Now there's a perfectly acceptable, even attractive version currently available here. It's got a nice cover with a pic of Bette Davis in All About Eve. But as soon as I saw this early edition paperback, I felt a book lust as urgent as those I used to feel at Six Feet Under, the now-defunct used book store on Cleveland's west side where I accumulated (among other purchases) a weird, nearly-complete collection of mismatched tatty Shakespeare paperbacks because I don't like reading plays in thick anthologies. This isn't about worth. In fact, a first edition is more daunting than appealing to me. I want to read these things. Or at least be able to should the urge strike me.

Anyway, last night we had a lovely empanada dinner at Victoria's (at which I took that picture of my unrequited love.) Victoria happens to live two blocks away from the best used book market in town, a wonderful sprawl of stalls hawking books, magazines, and cheap copies of DVDs and video games. (The slang for a copy is "trucha," which also means "trout." Go figure.) Whenever I visit, I arrive at least half an hour early so I can browse and ponder. I didn't score a full-body hit, but I did find this charming copy of Puig's Boquitas Pintadas from the same publisher.



Now, I own a copy of Boquitas Pintadas in NY and have even read it. (Loved it).
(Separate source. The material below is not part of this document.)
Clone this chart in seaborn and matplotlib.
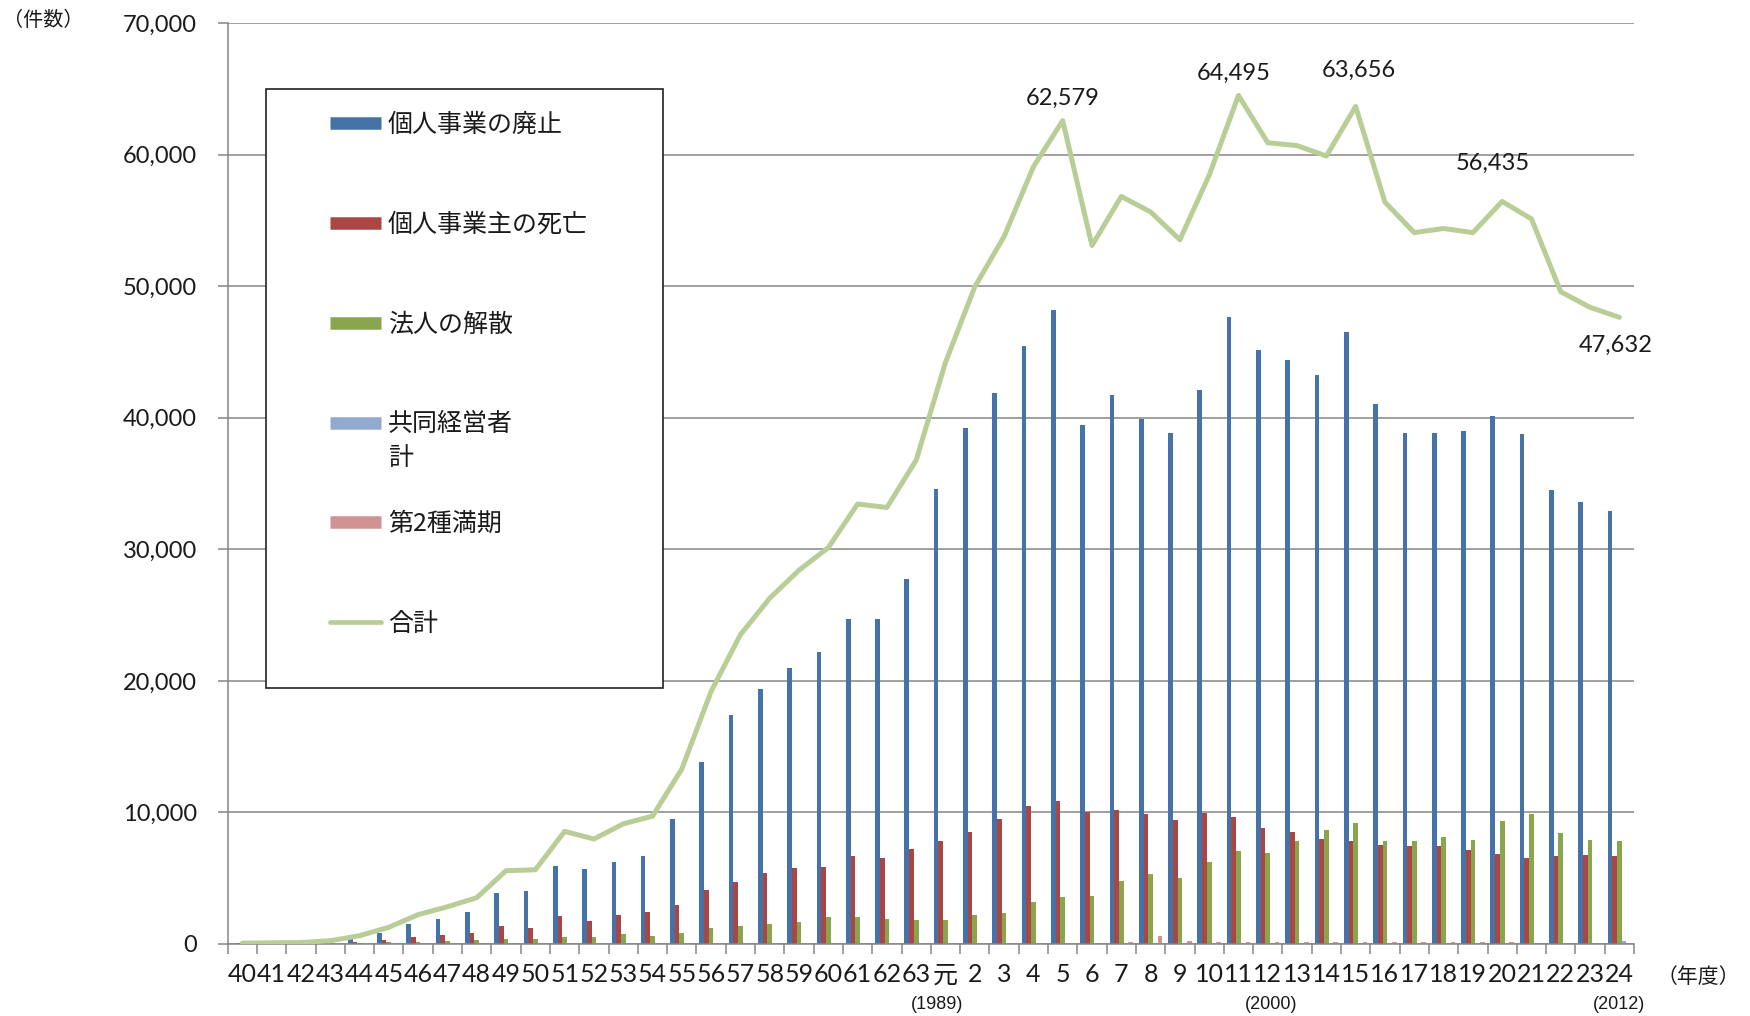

Realistically, the most I might do with this one is review favorite passages once in a long while. Needless to say, I bought it anyway. It wasn't expensive and I love having it. It really is just an object, one that happens to be filled with words arranged on pages.

Hopefully this will wear off eventually, as I am somewhat against this sort of thing, on principle. Accumulating things is a bad answer to the wrong question. But for now, it makes me happy and I'm willing to indulge this habit a bit longer.

(Speaking of Erté, did you know that his real name was Romain de Tirtoff and he took his pseudonym from the French pronunciation of his initials? I didn't until just now.)